> EXERCISE REQUIREMENTS:
Every line below must be reproduced exactly. Copy them all.
BEGIN DATASET CONTENT
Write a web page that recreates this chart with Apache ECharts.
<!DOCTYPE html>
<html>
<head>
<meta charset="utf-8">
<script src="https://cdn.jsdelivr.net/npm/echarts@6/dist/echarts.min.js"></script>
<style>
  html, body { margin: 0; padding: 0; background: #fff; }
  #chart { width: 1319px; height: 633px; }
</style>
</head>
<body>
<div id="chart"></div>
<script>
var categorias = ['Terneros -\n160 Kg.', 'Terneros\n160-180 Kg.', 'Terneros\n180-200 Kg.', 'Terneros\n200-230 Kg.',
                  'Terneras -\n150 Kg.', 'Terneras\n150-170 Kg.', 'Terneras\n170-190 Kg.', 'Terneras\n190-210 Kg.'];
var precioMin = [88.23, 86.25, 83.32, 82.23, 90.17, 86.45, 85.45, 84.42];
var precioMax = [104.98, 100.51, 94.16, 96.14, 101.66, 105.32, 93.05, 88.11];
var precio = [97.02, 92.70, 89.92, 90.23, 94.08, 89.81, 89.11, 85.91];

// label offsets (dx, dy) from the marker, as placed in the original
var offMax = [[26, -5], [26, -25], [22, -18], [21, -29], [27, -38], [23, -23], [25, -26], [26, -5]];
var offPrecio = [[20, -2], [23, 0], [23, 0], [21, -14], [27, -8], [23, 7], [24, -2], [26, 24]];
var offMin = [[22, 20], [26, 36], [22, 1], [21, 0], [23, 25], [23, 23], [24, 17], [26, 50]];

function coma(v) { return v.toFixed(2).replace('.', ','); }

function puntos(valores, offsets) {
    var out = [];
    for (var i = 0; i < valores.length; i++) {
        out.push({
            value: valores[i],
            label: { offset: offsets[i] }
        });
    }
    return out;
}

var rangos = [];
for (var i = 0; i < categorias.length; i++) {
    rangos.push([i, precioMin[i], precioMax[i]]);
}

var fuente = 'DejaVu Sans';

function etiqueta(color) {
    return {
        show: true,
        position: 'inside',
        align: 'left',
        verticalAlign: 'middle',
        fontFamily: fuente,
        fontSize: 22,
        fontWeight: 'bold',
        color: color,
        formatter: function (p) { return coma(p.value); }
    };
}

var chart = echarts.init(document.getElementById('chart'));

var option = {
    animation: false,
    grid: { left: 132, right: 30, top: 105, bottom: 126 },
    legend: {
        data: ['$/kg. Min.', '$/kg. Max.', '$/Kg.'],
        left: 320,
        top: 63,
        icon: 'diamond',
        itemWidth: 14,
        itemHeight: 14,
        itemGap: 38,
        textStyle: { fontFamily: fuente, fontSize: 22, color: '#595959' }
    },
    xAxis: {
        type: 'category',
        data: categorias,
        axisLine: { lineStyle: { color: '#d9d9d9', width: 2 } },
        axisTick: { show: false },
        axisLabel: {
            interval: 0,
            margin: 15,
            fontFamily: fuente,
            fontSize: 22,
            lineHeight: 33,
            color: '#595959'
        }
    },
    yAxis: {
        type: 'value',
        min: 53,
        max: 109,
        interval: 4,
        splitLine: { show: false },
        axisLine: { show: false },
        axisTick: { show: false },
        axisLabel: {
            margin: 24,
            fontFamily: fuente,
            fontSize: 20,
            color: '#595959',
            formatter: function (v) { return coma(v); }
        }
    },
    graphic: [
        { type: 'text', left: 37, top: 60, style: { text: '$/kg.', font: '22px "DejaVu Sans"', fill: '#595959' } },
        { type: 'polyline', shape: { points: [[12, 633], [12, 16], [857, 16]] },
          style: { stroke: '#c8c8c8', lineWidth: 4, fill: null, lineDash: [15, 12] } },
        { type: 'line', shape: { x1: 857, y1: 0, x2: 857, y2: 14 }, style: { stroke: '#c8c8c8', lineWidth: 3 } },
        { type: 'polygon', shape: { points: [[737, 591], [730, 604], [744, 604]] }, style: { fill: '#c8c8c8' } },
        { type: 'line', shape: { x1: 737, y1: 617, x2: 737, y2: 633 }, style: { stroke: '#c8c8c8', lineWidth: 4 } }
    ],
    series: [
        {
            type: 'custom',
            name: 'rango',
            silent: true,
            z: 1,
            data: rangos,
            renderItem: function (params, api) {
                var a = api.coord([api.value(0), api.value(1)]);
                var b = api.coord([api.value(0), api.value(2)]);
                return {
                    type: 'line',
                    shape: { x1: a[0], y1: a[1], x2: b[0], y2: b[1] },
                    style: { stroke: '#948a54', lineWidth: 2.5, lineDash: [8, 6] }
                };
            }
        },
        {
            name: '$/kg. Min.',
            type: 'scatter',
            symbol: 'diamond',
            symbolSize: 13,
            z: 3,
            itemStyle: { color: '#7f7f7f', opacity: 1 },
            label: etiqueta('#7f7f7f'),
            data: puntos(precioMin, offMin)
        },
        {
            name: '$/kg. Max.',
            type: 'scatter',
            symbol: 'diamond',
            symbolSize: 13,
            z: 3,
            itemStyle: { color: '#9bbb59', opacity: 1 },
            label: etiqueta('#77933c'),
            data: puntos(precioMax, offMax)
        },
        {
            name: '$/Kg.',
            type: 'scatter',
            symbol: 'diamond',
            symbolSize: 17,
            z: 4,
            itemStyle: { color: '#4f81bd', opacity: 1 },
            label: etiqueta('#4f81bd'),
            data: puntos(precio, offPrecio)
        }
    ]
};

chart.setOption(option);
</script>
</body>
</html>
END DATASET CONTENT
> RESPONSE TO THE TASK:
Write a web page that recreates this chart with Apache ECharts.
<!DOCTYPE html>
<html>
<head>
<meta charset="utf-8">
<script src="https://cdn.jsdelivr.net/npm/echarts@6/dist/echarts.min.js"></script>
<style>
  html, body { margin: 0; padding: 0; background: #fff; }
  #chart { width: 1319px; height: 633px; }
</style>
</head>
<body>
<div id="chart"></div>
<script>
var categorias = ['Terneros -\n160 Kg.', 'Terneros\n160-180 Kg.', 'Terneros\n180-200 Kg.', 'Terneros\n200-230 Kg.',
                  'Terneras -\n150 Kg.', 'Terneras\n150-170 Kg.', 'Terneras\n170-190 Kg.', 'Terneras\n190-210 Kg.'];
var precioMin = [88.23, 86.25, 83.32, 82.23, 90.17, 86.45, 85.45, 84.42];
var precioMax = [104.98, 100.51, 94.16, 96.14, 101.66, 105.32, 93.05, 88.11];
var precio = [97.02, 92.70, 89.92, 90.23, 94.08, 89.81, 89.11, 85.91];

// label offsets (dx, dy) from the marker, as placed in the original
var offMax = [[26, -5], [26, -25], [22, -18], [21, -29], [27, -38], [23, -23], [25, -26], [26, -5]];
var offPrecio = [[20, -2], [23, 0], [23, 0], [21, -14], [27, -8], [23, 7], [24, -2], [26, 24]];
var offMin = [[22, 20], [26, 36], [22, 1], [21, 0], [23, 25], [23, 23], [24, 17], [26, 50]];

function coma(v) { return v.toFixed(2).replace('.', ','); }

function puntos(valores, offsets) {
    var out = [];
    for (var i = 0; i < valores.length; i++) {
        out.push({
            value: valores[i],
            label: { offset: offsets[i] }
        });
    }
    return out;
}

var rangos = [];
for (var i = 0; i < categorias.length; i++) {
    rangos.push([i, precioMin[i], precioMax[i]]);
}

var fuente = 'DejaVu Sans';

function etiqueta(color) {
    return {
        show: true,
        position: 'inside',
        align: 'left',
        verticalAlign: 'middle',
        fontFamily: fuente,
        fontSize: 22,
        fontWeight: 'bold',
        color: color,
        formatter: function (p) { return coma(p.value); }
    };
}

var chart = echarts.init(document.getElementById('chart'));

var option = {
    animation: false,
    grid: { left: 132, right: 30, top: 105, bottom: 126 },
    legend: {
        data: ['$/kg. Min.', '$/kg. Max.', '$/Kg.'],
        left: 320,
        top: 63,
        icon: 'diamond',
        itemWidth: 14,
        itemHeight: 14,
        itemGap: 38,
        textStyle: { fontFamily: fuente, fontSize: 22, color: '#595959' }
    },
    xAxis: {
        type: 'category',
        data: categorias,
        axisLine: { lineStyle: { color: '#d9d9d9', width: 2 } },
        axisTick: { show: false },
        axisLabel: {
            interval: 0,
            margin: 15,
            fontFamily: fuente,
            fontSize: 22,
            lineHeight: 33,
            color: '#595959'
        }
    },
    yAxis: {
        type: 'value',
        min: 53,
        max: 109,
        interval: 4,
        splitLine: { show: false },
        axisLine: { show: false },
        axisTick: { show: false },
        axisLabel: {
            margin: 24,
            fontFamily: fuente,
            fontSize: 20,
            color: '#595959',
            formatter: function (v) { return coma(v); }
        }
    },
    graphic: [
        { type: 'text', left: 37, top: 60, style: { text: '$/kg.', font: '22px "DejaVu Sans"', fill: '#595959' } },
        { type: 'polyline', shape: { points: [[12, 633], [12, 16], [857, 16]] },
          style: { stroke: '#c8c8c8', lineWidth: 4, fill: null, lineDash: [15, 12] } },
        { type: 'line', shape: { x1: 857, y1: 0, x2: 857, y2: 14 }, style: { stroke: '#c8c8c8', lineWidth: 3 } },
        { type: 'polygon', shape: { points: [[737, 591], [730, 604], [744, 604]] }, style: { fill: '#c8c8c8' } },
        { type: 'line', shape: { x1: 737, y1: 617, x2: 737, y2: 633 }, style: { stroke: '#c8c8c8', lineWidth: 4 } }
    ],
    series: [
        {
            type: 'custom',
            name: 'rango',
            silent: true,
            z: 1,
            data: rangos,
            renderItem: function (params, api) {
                var a = api.coord([api.value(0), api.value(1)]);
                var b = api.coord([api.value(0), api.value(2)]);
                return {
                    type: 'line',
                    shape: { x1: a[0], y1: a[1], x2: b[0], y2: b[1] },
                    style: { stroke: '#948a54', lineWidth: 2.5, lineDash: [8, 6] }
                };
            }
        },
        {
            name: '$/kg. Min.',
            type: 'scatter',
            symbol: 'diamond',
            symbolSize: 13,
            z: 3,
            itemStyle: { color: '#7f7f7f', opacity: 1 },
            label: etiqueta('#7f7f7f'),
            data: puntos(precioMin, offMin)
        },
        {
            name: '$/kg. Max.',
            type: 'scatter',
            symbol: 'diamond',
            symbolSize: 13,
            z: 3,
            itemStyle: { color: '#9bbb59', opacity: 1 },
            label: etiqueta('#77933c'),
            data: puntos(precioMax, offMax)
        },
        {
            name: '$/Kg.',
            type: 'scatter',
            symbol: 'diamond',
            symbolSize: 17,
            z: 4,
            itemStyle: { color: '#4f81bd', opacity: 1 },
            label: etiqueta('#4f81bd'),
            data: puntos(precio, offPrecio)
        }
    ]
};

chart.setOption(option);
</script>
</body>
</html>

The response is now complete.